Al posponer el juicio del Padre, Cristo también estaba orando por Su iglesia. Intercedió por ese gran número de santos del nuevo pacto a quienes el Padre había llamado a la salvación. Esta oración fue para ti y para mí, y es una oración que todavía hoy habla de la disposición de Dios para salvar. Hebreos 7:25 dice que Jesús está intercediendo por este mundo incluso ahora. Seguramente esta intercesión incluye una súplica al Padre para que continúe con la paciencia: “Perdónalos, porque no saben lo que hacen”.

Pero finalmente, Cristo dejará de orar al Padre en nombre de este mundo. Y así, Sus últimas palabras también miran hacia adelante en la historia redentora. Anticipan el Día final del Señor, un día en que Dios descenderá en un juicio no templado por la paciencia. Dios ya no permitirá que la ignorancia de los pecadores retrase Su juicio. En Hechos 17: 30–31, Pablo escribe: “En el pasado, Dios pasó por alto tal ignorancia, pero ahora ordena a todas las personas en todas partes que se arrepientan. Porque ha fijado un día en que juzgará al mundo con justicia “.

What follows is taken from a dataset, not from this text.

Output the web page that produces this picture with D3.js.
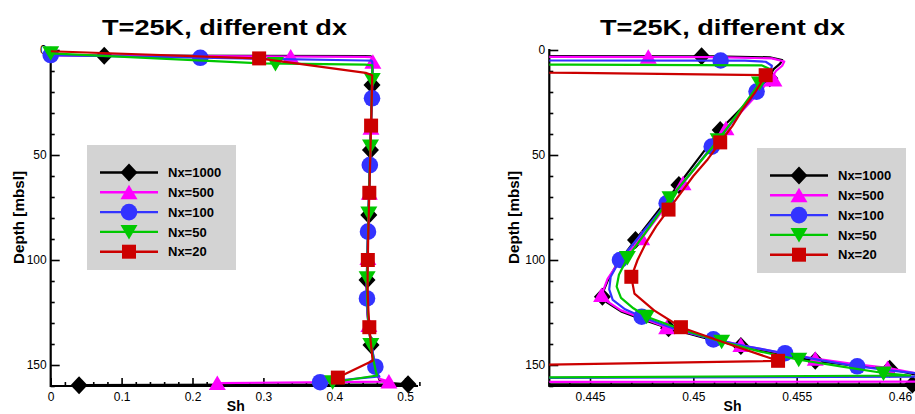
<!DOCTYPE html>
<html><head><meta charset="utf-8">
<script src="https://cdn.jsdelivr.net/npm/d3@7"></script>
<style>
html,body{margin:0;padding:0;background:#fff;}
svg{display:block;}
text{font-family:"Liberation Sans", Arial, Helvetica, sans-serif;}
</style></head><body>
<svg id="chart" width="915" height="414"></svg>
<script>
// ---------------- DATA ----------------
const seriesNames = ["Nx=1000", "Nx=500", "Nx=100", "Nx=50", "Nx=20"];
const chartTitle = "T=25K, different dx";
const xLabel = "Sh";
const yLabel = "Depth [mbsl]";

const depthTicks = [0, 50, 100, 150];
const depthMinorTicks = [10,20,30,40,60,70,80,90,110,120,130,140,160];
const leftShTicks = [0, 0.1, 0.2, 0.3, 0.4, 0.5];
const leftShTickLabels = ["0", "0.1", "0.2", "0.3", "0.4", "0.5"];
const leftShMinorTicks = [0.02,0.04,0.06,0.08,0.12,0.14,0.16,0.18,0.22,0.24,0.26,0.28,0.32,0.34,0.36,0.38,0.42,0.44,0.46,0.48,0.52];
const rightShTicks = [0.445, 0.45, 0.455, 0.46];
const rightShTickLabels = ["0.445", "0.45", "0.455", "0.46"];
const rightShMinorTicks = [0.443,0.444,0.446,0.447,0.448,0.449,0.451,0.452,0.453,0.454,0.456,0.457,0.458,0.459,0.461];

// profile lines: [Sh, depth]
const nx1000Line = [[0,2.3],[0.0755,2.7],[0.443,2.9],[0.451,3.0],[0.4537,3.5],[0.4543,4.8],[0.4542,6.5],[0.4539,9],[0.4537,12],[0.4531,20],[0.4513,38],[0.4493,64],[0.4472,90.5],[0.4463,102],[0.44585,110],[0.4456,116],[0.4458,120],[0.4465,124.5],[0.4476,128.5],[0.4488,132.5],[0.4505,137],[0.4523,141],[0.4541,144.8],[0.4559,148],[0.4577,150.2],[0.4595,151.8],[0.4607,154.5],[0.464,157.3],[0.48,158.6],[0.504,159.2],[0.04,159.6]];
const nx500Line = [[0,2.6],[0.3385,3.1],[0.443,3.3],[0.451,3.4],[0.4538,4.0],[0.4544,5.5],[0.4543,7.5],[0.454,10],[0.4538,13],[0.4532,20],[0.4516,37.3],[0.4495,63.5],[0.4475,89.7],[0.4464,101],[0.44585,109],[0.4456,115.5],[0.4458,119.5],[0.4465,124],[0.4476,128],[0.4487,132],[0.4505,136.5],[0.4523,140.5],[0.4541,144],[0.4559,147],[0.4577,149.5],[0.4594,151.4],[0.4608,154],[0.464,156.6],[0.477,157.9],[0.235,158.6]];
const nx100Line = [[0,2.4],[0.211,3.7],[0.443,5.0],[0.4525,5.1],[0.4535,5.6],[0.4538,7.5],[0.4537,12],[0.4531,19.8],[0.4509,46],[0.4487,73],[0.44645,100],[0.446,108],[0.44593,114],[0.4461,119],[0.4467,123.5],[0.4475,127],[0.449,132.5],[0.451,137.8],[0.4527,141.3],[0.4544,144.4],[0.4562,147.8],[0.4579,150.6],[0.4597,152.8],[0.4612,154.4],[0.4635,155.4],[0.38,158.2]];
const nx50Line = [[0,1.6],[0.3,6.4],[0.444,7.0],[0.4533,7.3],[0.4537,9],[0.4536,12],[0.4532,15.9],[0.4512,43],[0.44887,70.6],[0.44681,99],[0.4464,107],[0.44629,112.7],[0.4465,118],[0.4471,123],[0.44774,127],[0.4494,133],[0.45137,138.9],[0.4532,143.5],[0.4551,147.5],[0.4572,150.8],[0.4592,153.8],[0.4605,155],[0.3976,158.2]];
const nx20Line = [[0,0.6],[0.294,4],[0.4443,10.9],[0.4535,12],[0.453,20],[0.4524,28],[0.4519,36],[0.4513,44],[0.4507,52],[0.45,60],[0.4494,68],[0.4488,76],[0.4482,84],[0.4477,92],[0.4473,100],[0.447,108],[0.44715,116],[0.4481,124],[0.4494,132],[0.4517,140],[0.4541,148],[0.405,156]];

// symbols shown in each panel: [Sh, depth]
const nx1000MarksLeft = [[0.0755,2.7],[0.4532,16.7],[0.451,47.6],[0.4487,78.6],[0.4461,109.5],[0.4518,140.5],[0.504,159.2],[0.04,159.6]];
const nx500MarksLeft = [[0.3385,3.1],[0.4544,5.6],[0.4517,37],[0.4494,68],[0.4474,99],[0.4488,131],[0.477,157.9],[0.235,158.6]];
const nx100MarksLeft = [[0,2.4],[0.211,3.7],[0.4532,23],[0.4501,54.8],[0.4475,86.5],[0.4461,118.3],[0.4579,150.8],[0.38,158.2]];
const nx50MarksLeft = [[0,1.6],[0.317,6.7],[0.4535,14.3],[0.4511,46],[0.4487,77.8],[0.4463,108.7],[0.4515,140.5],[0.3976,158.2]];
const nx20MarksLeft = [[0.294,4],[0.4519,36],[0.4494,68],[0.4473,100],[0.4494,132],[0.405,156]];

const nx1000MarksRight = [[0.4504,3.0],[0.4537,13.5],[0.4513,38.1],[0.4493,64.3],[0.4472,90.5],[0.4456,117.5],[0.4488,132.5],[0.4523,141],[0.4559,148],[0.4595,151.8],[0.4606,159.3]];
const nx500MarksRight = [[0.44782,3.2],[0.4539,14],[0.45158,37.3],[0.4495,63.5],[0.4475,89.7],[0.44556,116.7],[0.44871,132],[0.4523,140.5],[0.4559,147],[0.4594,151.4]];
const nx100MarksRight = [[0.45132,5.0],[0.45306,19.8],[0.45089,46],[0.44871,73],[0.44645,100],[0.4475,127],[0.45097,137.8],[0.45444,144.4],[0.45793,150.6]];
const nx50MarksRight = [[0.4532,15.9],[0.4512,43],[0.44887,70.6],[0.44681,99],[0.44774,127],[0.45137,138.9],[0.4551,147.5],[0.4592,154]];
const nx20MarksRight = [[0.4535,12],[0.4513,44],[0.4488,76],[0.447,108],[0.4494,132],[0.4541,148]];

// ---------------- STYLE ----------------
const colors = ["#000000", "#ff00ff", "#3333ff", "#00c800", "#cc0000"];
const symbols = ["diamond", "triUp", "circle", "triDown", "square"];
const lines = [nx1000Line, nx500Line, nx100Line, nx50Line, nx20Line];
const marksLeft = [nx1000MarksLeft, nx500MarksLeft, nx100MarksLeft, nx50MarksLeft, nx20MarksLeft];
const marksRight = [nx1000MarksRight, nx500MarksRight, nx100MarksRight, nx50MarksRight, nx20MarksRight];

function symbolPath(t) {
  switch (t) {
    case "diamond": return "M0,-9L8.5,0L0,9L-8.5,0Z";
    case "triUp": return "M0,-7.5L8.5,7L-8.5,7Z";
    case "triDown": return "M0,7.5L8.5,-7L-8.5,-7Z";
    case "square": return "M-7,-7h14v14h-14Z";
    case "circle": return "M8.3,0A8.3,8.3 0 1,1 -8.3,0A8.3,8.3 0 1,1 8.3,0Z";
  }
}

const svg = d3.select("#chart");
const defs = svg.append("defs");
const Y0 = 50, Y1 = 386;

function drawPanel(cfg) {
  const x = d3.scaleLinear().domain(cfg.xDomain).range(cfg.xRange);
  const y = d3.scaleLinear().domain([0, 160]).range([Y0, Y1]);
  const g = svg.append("g");
  const clipId = "clip" + cfg.id;
  defs.append("clipPath").attr("id", clipId).append("rect")
    .attr("x", cfg.left).attr("y", Y0 - 1).attr("width", cfg.right - cfg.left).attr("height", Y1 - Y0 + 1);

  // title
  g.append("text").attr("x", cfg.titleX).attr("y", 35).attr("text-anchor", "middle")
    .attr("font-size", 22).attr("font-weight", "bold").attr("textLength", 245)
    .attr("lengthAdjust", "spacingAndGlyphs").text(chartTitle);

  // axes
  const ax = g.append("g");
  const xMajor = d3.axisBottom(x).tickValues(cfg.xTicks).tickFormat((d, i) => cfg.xTickLabels[i])
    .tickSizeInner(-8).tickSizeOuter(0).tickPadding(6);
  const xMinor = d3.axisBottom(x).tickValues(cfg.xMinor).tickFormat("").tickSizeInner(-4).tickSizeOuter(0);
  const yMajor = d3.axisLeft(y).tickValues(depthTicks).tickSizeInner(-9).tickSizeOuter(0).tickPadding(4);
  const yMinor = d3.axisLeft(y).tickValues(depthMinorTicks).tickFormat("").tickSizeInner(-4).tickSizeOuter(0);
  [[xMajor, "translate(0," + Y1 + ")"], [xMinor, "translate(0," + Y1 + ")"],
   [yMajor, "translate(" + cfg.left + ",0)"], [yMinor, "translate(" + cfg.left + ",0)"]].forEach(([a, tr]) => {
    const gg = ax.append("g").attr("transform", tr).call(a);
    gg.select(".domain").remove();
    gg.selectAll(".tick line").attr("stroke", "#000").attr("stroke-width", 1.6);
    gg.selectAll(".tick text").attr("font-size", 12).attr("fill", "#000")
      .attr("font-family", '"Liberation Sans", Arial, sans-serif');
  });
  ax.append("line").attr("x1", cfg.left).attr("x2", cfg.right).attr("y1", Y1).attr("y2", Y1)
    .attr("stroke", "#000").attr("stroke-width", 2.2);
  ax.append("line").attr("x1", cfg.left).attr("x2", cfg.left).attr("y1", Y0 - 1).attr("y2", Y1 + 1)
    .attr("stroke", "#000").attr("stroke-width", 2.2);

  // axis titles
  g.append("text").attr("x", cfg.xLabelX).attr("y", 411).attr("text-anchor", "middle")
    .attr("font-size", 14).attr("font-weight", "bold").text(xLabel);
  g.append("text").attr("transform", "translate(" + cfg.yLabelX + ",217.5) rotate(-90)")
    .attr("text-anchor", "middle").attr("font-size", 14).attr("font-weight", "bold")
    .attr("textLength", 93).attr("lengthAdjust", "spacingAndGlyphs").text(yLabel);

  // data
  const lineGen = d3.line().x(d => x(d[0])).y(d => y(d[1]));
  const xmin = x.invert(cfg.left), xmax = x.invert(cfg.right);
  lines.forEach((ln, i) => {
    g.append("path").datum(ln).attr("clip-path", "url(#" + clipId + ")")
      .attr("d", lineGen).attr("fill", "none").attr("stroke", colors[i])
      .attr("stroke-width", 2.2).attr("stroke-linejoin", "round");
    const mk = cfg.marks[i].filter(d => d[0] >= xmin - 1e-9 && d[0] <= xmax && d[1] >= 0 && d[1] <= 160);
    g.selectAll(null).data(mk).enter().append("path")
      .attr("transform", d => "translate(" + x(d[0]) + "," + y(d[1]) + ")")
      .attr("d", symbolPath(symbols[i])).attr("fill", colors[i]);
  });

  // legend
  const lg = g.append("g").attr("transform", "translate(" + cfg.legend[0] + "," + cfg.legend[1] + ")");
  lg.append("rect").attr("x", 0).attr("y", 0).attr("width", 149).attr("height", 125).attr("fill", "#d3d3d3");
  seriesNames.forEach((nm, i) => {
    const cy = 27.5 + i * 19.8;
    lg.append("line").attr("x1", 13).attr("x2", 71).attr("y1", cy).attr("y2", cy)
      .attr("stroke", colors[i]).attr("stroke-width", 2.4);
    lg.append("path").attr("transform", "translate(42," + cy + ")").attr("d", symbolPath(symbols[i])).attr("fill", colors[i]);
    lg.append("text").attr("x", 81).attr("y", cy).attr("dy", "0.36em").attr("font-size", 13)
      .attr("font-weight", "bold").text(nm);
  });
}

drawPanel({
  id: "L", xDomain: [0, 0.5], xRange: [50.7, 405.2], left: 50.7, right: 418,
  xTicks: leftShTicks, xTickLabels: leftShTickLabels, xMinor: leftShMinorTicks,
  titleX: 224.5, xLabelX: 235.8, yLabelX: 23.5, legend: [87, 145], marks: marksLeft
});
drawPanel({
  id: "R", xDomain: [0.445, 0.46], xRange: [590, 900], left: 549.3, right: 930,
  xTicks: rightShTicks, xTickLabels: rightShTickLabels, xMinor: rightShMinorTicks,
  titleX: 722.5, xLabelX: 732.5, yLabelX: 519, legend: [757, 148], marks: marksRight
});
</script>
</body></html>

Mientras que los que pertenecemos a Cristo esperamos ansiosamente ese gran día, estamos llamados a sufrir como lo hizo Cristo. La intercesión de Jesús por sus enemigos nos sirve de modelo. Pedro escribe: “Cristo sufrió por ti, dejándote ejemplo, para que sigas sus pasos” (1 Pedro 2:21).
Cristo sufrió porque estaba contento con el tiempo perfecto de Dios. Con demasiada frecuencia estamos descontentos con el tiempo de Dios y exigimos justicia ahora. Sin embargo, es a través de nuestro sufrimiento que el reino de Dios avanza y sus propósitos redentores se cumplen. Esteban entendió esto, y por eso oró mientras le arrojaban piedras: “Señor, no les tomes en cuenta este pecado” (Hechos 7:60).

Cristo no se desmayó bajo el peso de su cruz, y nosotros tampoco debemos hacerlo. Encontramos nuestra esperanza en el plan perfecto de Dios, sabiendo que la pecaminosidad de los malvados finalmente no quedará impune. Mientras tanto oramos por los que nos persiguen: “Padre, perdónalos, porque no saben lo que hacen”.